Ravens cornerback Chris McAlister on whether the NFL wants the Patriots to win: “They get a lot of calls. I’ll say that. We’ve been watching film on them all week and I mean, they do get a lot of calls. As far as the NFL wanting them to win, you can’t totally not think about it in those terms.”

I’ll say this much, watching the Patriots chase perfection is pretty exciting. Regardless of whether or not you want them to win, the pursuit is intriguing (and their last game is televised by NFL Network). Would I go as far as to say the refs are helping them out? I don’t know. The Ravens don’t call that dumb timeout, they win the game, and you don’t hear these complaints, capiche? If anything, I can remember times when the refs seemed against the Pats. I don’t think there’s anything to this story aside from bitterness on behalf of the Ravens. And when New England’s 16-0, none of this will be remembered (though it is fun to debate).

Roger Goodell Wants to Move Pro Bowl

In chatting with Chris Mortensen of ESPN on Tuesday, which I’m certain you missed since they hardly ran the thing, commissioner Roger Goodell didn’t offer much out of the norm. Except for one thing. He told Mort that he wants to move the Pro Bowl up to earlier in the football season in a few years, as soon as their current contractual obligations expire:

One of the things we’ve talked about is whether we should play the Pro Bowl in advance of the Super Bowl as a lead in to the Super Bowl. There’s obviously things you have to balance here, but again, they’re going to be showcased in the greatest game of all — which is the Super Bowl.

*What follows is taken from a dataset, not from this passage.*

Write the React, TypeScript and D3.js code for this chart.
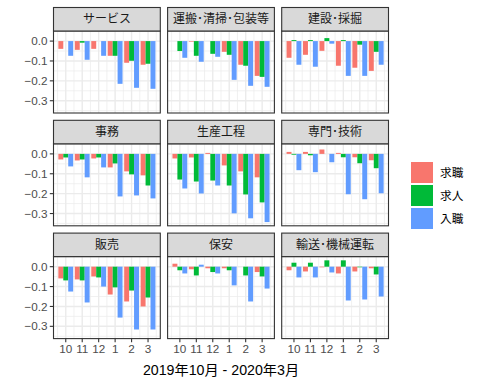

This is an opportunity for us to showcase our other great athletes on the week before the Super Bowl, leading up to that, and finishing up on a very climactic note which is the Super Bowl.

I never really thought about this before, but aside from players participating in the Super Bowl not being able to partake in the Pro Bowl, this sounds like a great idea. You can still hold the event and showcase it while the NFL is fresh in the minds of all the fans. Gamblers itching for some action in the off week might have more interest, fewer players will probably be on vacation, and fan interest will be higher at that point. I think it’s a fine idea by Goodell. As far as the game itself, oh yeah, it’s still gonna suck massively — but good idea.